What is asked: Repeat the material exactly from its first line to the line that includes "var pmosSame = [0.545, 113], pmosRef". Skip pictures.

Supplied data:
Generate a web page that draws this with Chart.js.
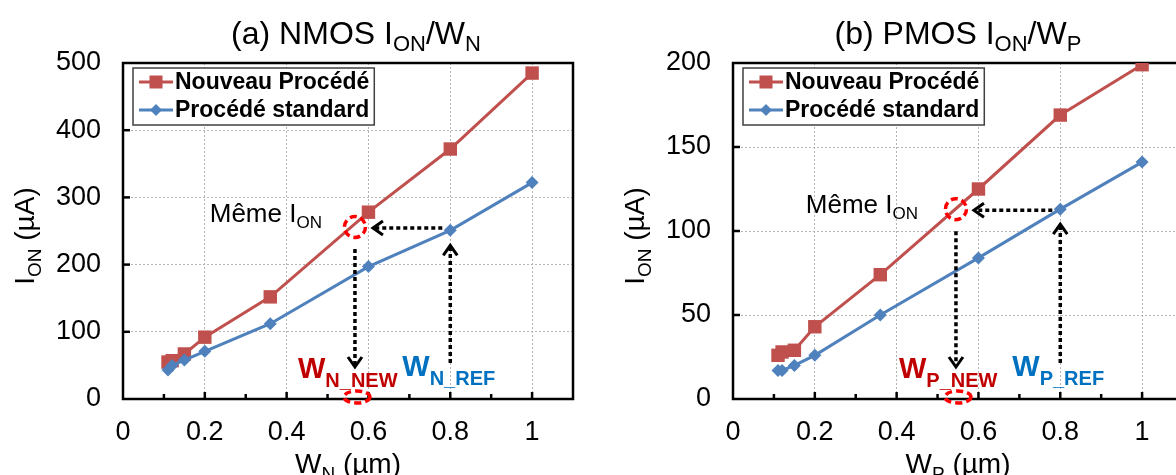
<!DOCTYPE html>
<html>
<head>
<meta charset="utf-8">
<script src="https://cdn.jsdelivr.net/npm/chart.js@4.4.1/dist/chart.umd.min.js"></script>
<style>
html, body { margin:0; padding:0; background:#fff; width:1176px; height:475px; overflow:hidden; position:relative; }
canvas { position:absolute; top:0; }
#cN { left:0; }
#cP { left:610px; }
</style>
</head>
<body>
<canvas id="cN" width="590" height="475"></canvas>
<canvas id="cP" width="590" height="475"></canvas>
<script>
// data
var seriesNames = ['Nouveau Procédé', 'Procédé standard'];
var widthsN = [0.11, 0.12, 0.15, 0.2, 0.36, 0.6, 0.8, 1.0];
var nmosNew = [55, 57, 67, 92, 152, 278, 372, 485];
var nmosStd = [43, 50, 58, 71, 112, 197, 251, 322];
var widthsP = [0.11, 0.12, 0.15, 0.2, 0.36, 0.6, 0.8, 1.0];
var pmosNew = [26, 28, 29, 43, 74, 125, 169, 199];
var pmosStd = [17, 17, 20, 26, 50, 84, 113, 141];
var xMax = 1.1, xStep = 0.1;
var nmosYMax = 500, nmosYStep = 100;
var pmosYMax = 200, pmosYStep = 50;
// "same I_ON" point and reference point (x in um, y in uA)
var nmosSame = [0.567, 256], nmosRef = [0.8, 251];
var pmosSame = [0.545, 113], pmosRef = [0.8, 113];

var FONT = '"Liberation Sans", Arial, sans-serif';
var RED = '#C0504D', BLUE = '#4F81BD';

function pts(xs, ys) {
	return xs.map(function(x, i) { return {x:x, y:ys[i]}; });
}

function drawRich(ctx, parts, x, y, o) {
	var main = o.weight + ' ' + o.size + 'px ' + FONT;
	var sub = o.weight + ' ' + o.sub + 'px ' + FONT;
	var ws = [], total = 0;
	parts.forEach(function(p) {
		ctx.font = p[1] ? sub : main;
		var w = ctx.measureText(p[0]).width;
		ws.push(w); total += w;
	});
	var cx = o.align == 'center' ? x - total / 2 : x;
	ctx.fillStyle = o.color || '#000';
	ctx.textAlign = 'left';
	ctx.textBaseline = 'alphabetic';
	parts.forEach(function(p, i) {
		ctx.font = p[1] ? sub : main;
		ctx.fillText(p[0], cx, y + (p[1] ? o.dy : 0));
		cx += ws[i];
	});
}

function dotted(ctx, x1, y1, x2, y2) {
	ctx.save();
	ctx.strokeStyle = '#000';
	ctx.lineWidth = 3.5;
	ctx.setLineDash([4, 3]);
	ctx.beginPath(); ctx.moveTo(x1, y1); ctx.lineTo(x2, y2); ctx.stroke();
	ctx.restore();
}

function chevron(ctx, x, y, dir) {
	// dir: 'left', 'up', 'down'
	var b = 10, s = 7;
	ctx.save();
	ctx.strokeStyle = '#000';
	ctx.lineWidth = 3;
	ctx.lineJoin = 'miter';
	ctx.beginPath();
	if (dir == 'left') { ctx.moveTo(x + b, y - s); ctx.lineTo(x, y); ctx.lineTo(x + b, y + s); }
	if (dir == 'up') { ctx.moveTo(x - s, y + b); ctx.lineTo(x, y); ctx.lineTo(x + s, y + b); }
	if (dir == 'down') { ctx.moveTo(x - s, y - b); ctx.lineTo(x, y); ctx.lineTo(x + s, y - b); }
	ctx.stroke();
	ctx.restore();
}

function ellipse(ctx, x, y, rx, ry) {
	ctx.save();
	ctx.strokeStyle = '#FF0000';
	ctx.lineWidth = 3.5;
	ctx.setLineDash([7, 4]);
	ctx.beginPath(); ctx.ellipse(x, y, rx, ry, 0, 0, Math.PI * 2); ctx.stroke();
	ctx.restore();
}

function decor(spec) {
	return {
		id:'decor',
		beforeDatasetsDraw:function(chart) {
			var ctx = chart.ctx, ca = chart.chartArea;
			var xs = chart.scales.x, ys = chart.scales.y;
			ctx.save();
			ctx.strokeStyle = '#000';
			ctx.lineWidth = 2.5;
			xs.ticks.forEach(function(t) {
				if (t.value <= 0 || t.value >= xMax - 1e-6) return;
				var major = Math.round(t.value * 10) % 2 == 0;
				var px = xs.getPixelForValue(t.value);
				ctx.beginPath(); ctx.moveTo(px, ca.bottom); ctx.lineTo(px, ca.bottom - (major ? 7 : 5)); ctx.stroke();
			});
			ys.ticks.forEach(function(t) {
				if (t.value <= 0 || t.value >= ys.max) return;
				var py = ys.getPixelForValue(t.value);
				ctx.beginPath(); ctx.moveTo(ca.left, py); ctx.lineTo(ca.left + 7, py); ctx.stroke();
			});
			ctx.strokeRect(ca.left, ca.top, ca.right - ca.left, ca.bottom - ca.top);
			ctx.restore();
		},
		afterDatasetsDraw:function(chart) {
			var ctx = chart.ctx, ca = chart.chartArea;
			var xs = chart.scales.x, ys = chart.scales.y;
			var cx = xs.getPixelForValue(spec.same[0]), cy = ys.getPixelForValue(spec.same[1]);
			var rx = xs.getPixelForValue(spec.ref[0]), ry = ys.getPixelForValue(spec.ref[1]);

			// arrows
			dotted(ctx, rx - 8, cy + 1, cx + 19, cy + 1);
			chevron(ctx, cx + 18, cy + 1, 'left');
			dotted(ctx, rx, ca.bottom - 36, rx, ry + 16);
			chevron(ctx, rx, ry + 15, 'up');
			dotted(ctx, cx, cy + 22, cx, ca.bottom - 33);
			chevron(ctx, cx, ca.bottom - 32, 'down');

			ellipse(ctx, cx, cy, 10.5, 10.5);
			ellipse(ctx, cx + 2, ca.bottom - 2, 13, 6);

			// text labels
			drawRich(ctx, [['Même I', 0], ['ON', 1]], xs.getPixelForValue(spec.label[0]), ys.getPixelForValue(spec.label[1]),
				{size:26, sub:17, dy:6, weight:'normal'});
			drawRich(ctx, [['W', 0], [spec.dev + '_NEW', 1]], cx - 57, ca.bottom - 21,
				{size:29, sub:20, dy:9, weight:'bold', color:'#C00000'});
			drawRich(ctx, [['W', 0], [spec.dev + '_REF', 1]], rx - 48, ca.bottom - 23,
				{size:29, sub:20, dy:9, weight:'bold', color:'#0070C0'});

			// legend
			var lx = ca.left + 10, ly = ca.top + 5;
			ctx.font = 'bold 23px ' + FONT;
			var tw = Math.max(ctx.measureText(seriesNames[0]).width, ctx.measureText(seriesNames[1]).width);
			ctx.fillStyle = '#fff';
			ctx.fillRect(lx, ly, 42 + tw + 5, 57);
			ctx.strokeStyle = '#404040';
			ctx.lineWidth = 1.5;
			ctx.strokeRect(lx, ly, 42 + tw + 5, 57);
			[[RED, 14], [BLUE, 42]].forEach(function(r, i) {
				var yy = ly + r[1];
				ctx.strokeStyle = r[0]; ctx.lineWidth = 3;
				ctx.beginPath(); ctx.moveTo(lx + 6, yy); ctx.lineTo(lx + 40, yy); ctx.stroke();
				ctx.fillStyle = r[0];
				var mx = lx + 23;
				if (i == 0) ctx.fillRect(mx - 6.5, yy - 6.5, 13, 13);
				else { ctx.beginPath(); ctx.moveTo(mx - 6, yy); ctx.lineTo(mx, yy - 6); ctx.lineTo(mx + 6, yy); ctx.lineTo(mx, yy + 6); ctx.closePath(); ctx.fill(); }
				ctx.fillStyle = '#000';
				ctx.font = 'bold 23px ' + FONT;
				ctx.textAlign = 'left'; ctx.textBaseline = 'middle';
				ctx.fillText(seriesNames[i], lx + 42, yy + 1);
			});
		},
		afterDraw:function(chart) {
			var ctx = chart.ctx, ca = chart.chartArea;
			var mid = (ca.left + ca.right) / 2;
			drawRich(ctx, spec.title, mid + spec.titleDx, 44, {size:32, sub:22, dy:7, weight:'normal', align:'center'});
			drawRich(ctx, [['W', 0], [spec.dev, 1], [' (µm)', 0]], mid, 473, {size:28, sub:19, dy:7, weight:'normal', align:'center'});
			ctx.save();
			ctx.translate(34, (ca.top + ca.bottom) / 2 + 5);
			ctx.rotate(-Math.PI / 2);
			drawRich(ctx, [['I', 0], ['ON', 1], [' (µA)', 0]], 0, 0, {size:28, sub:19, dy:7, weight:'normal', align:'center'});
			ctx.restore();
		}
	};
}

function makeChart(id, xsData, newVals, stdVals, yMax, yStep, spec) {
	var gridColor = function(c) {
		var v = c.tick ? c.tick.value : 0;
		if (v <= 0 || v >= xMax - 1e-6) return 'rgba(0,0,0,0)';
		return Math.round(v * 10) % 2 == 0 ? '#b4b4b4' : 'rgba(0,0,0,0)';
	};
	return new Chart(document.getElementById(id).getContext('2d'), {
		type:'line',
		data:{
			datasets:[
				{label:seriesNames[0], data:pts(xsData, newVals), borderColor:RED, backgroundColor:RED,
					borderWidth:3, pointStyle:'rect', pointRadius:9.5, pointBorderWidth:0, order:1},
				{label:seriesNames[1], data:pts(xsData, stdVals), borderColor:BLUE, backgroundColor:BLUE,
					borderWidth:3, pointStyle:'rectRot', pointRadius:6.5, pointBorderWidth:0, order:0}
			]
		},
		options:{
			responsive:false,
			animation:false,
			events:[],
			layout:{padding:{left:0, right:15, top:63, bottom:0}},
			plugins:{legend:{display:false}, title:{display:false}, tooltip:{enabled:false}},
			scales:{
				x:{
					type:'linear', min:0, max:xMax,
					ticks:{stepSize:xStep, color:'#000', padding:17, maxRotation:0, autoSkip:false,
						font:{family:FONT, size:27},
						callback:function(v) { return Math.round(v * 10) % 2 == 0 && v < 1.05 ? String(+v.toFixed(1)) : ''; }},
					grid:{color:gridColor, lineWidth:1, drawTicks:false},
					border:{display:false, dash:[2, 2]},
					afterFit:function(s) { s.height = 76; }
				},
				y:{
					min:0, max:yMax,
					ticks:{stepSize:yStep, color:'#000', padding:22, font:{family:FONT, size:27}},
					grid:{color:function(c) { var v = c.tick ? c.tick.value : 0; return (v <= 0 || v >= yMax) ? 'rgba(0,0,0,0)' : '#b4b4b4'; },
						lineWidth:1, drawTicks:false},
					border:{display:false, dash:[2, 2]},
					afterFit:function(s) { s.width = 123; }
				}
			}
		},
		plugins:[decor(spec)]
	});
}

makeChart('cN', widthsN, nmosNew, nmosStd, nmosYMax, nmosYStep, {
	dev:'N', same:nmosSame, ref:nmosRef, label:[0.212, 263], titleDx:8,
	title:[['(a) NMOS I', 0], ['ON', 1], ['/W', 0], ['N', 1]]
});
makeChart('cP', widthsP, pmosNew, pmosStd, pmosYMax, pmosYStep, {
	dev:'P', same:pmosSame, ref:pmosRef, label:[0.178, 111], titleDx:0,
	title:[['(b) PMOS I', 0], ['ON', 1], ['/W', 0], ['P', 1]]
});
</script>
</body>
</html>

Reply to the exercise:
Generate a web page that draws this with Chart.js.
<!DOCTYPE html>
<html>
<head>
<meta charset="utf-8">
<script src="https://cdn.jsdelivr.net/npm/chart.js@4.4.1/dist/chart.umd.min.js"></script>
<style>
html, body { margin:0; padding:0; background:#fff; width:1176px; height:475px; overflow:hidden; position:relative; }
canvas { position:absolute; top:0; }
#cN { left:0; }
#cP { left:610px; }
</style>
</head>
<body>
<canvas id="cN" width="590" height="475"></canvas>
<canvas id="cP" width="590" height="475"></canvas>
<script>
// data
var seriesNames = ['Nouveau Procédé', 'Procédé standard'];
var widthsN = [0.11, 0.12, 0.15, 0.2, 0.36, 0.6, 0.8, 1.0];
var nmosNew = [55, 57, 67, 92, 152, 278, 372, 485];
var nmosStd = [43, 50, 58, 71, 112, 197, 251, 322];
var widthsP = [0.11, 0.12, 0.15, 0.2, 0.36, 0.6, 0.8, 1.0];
var pmosNew = [26, 28, 29, 43, 74, 125, 169, 199];
var pmosStd = [17, 17, 20, 26, 50, 84, 113, 141];
var xMax = 1.1, xStep = 0.1;
var nmosYMax = 500, nmosYStep = 100;
var pmosYMax = 200, pmosYStep = 50;
// "same I_ON" point and reference point (x in um, y in uA)
var nmosSame = [0.567, 256], nmosRef = [0.8, 251];
var pmosSame = [0.545, 113], pmosRef = [0.8, 113];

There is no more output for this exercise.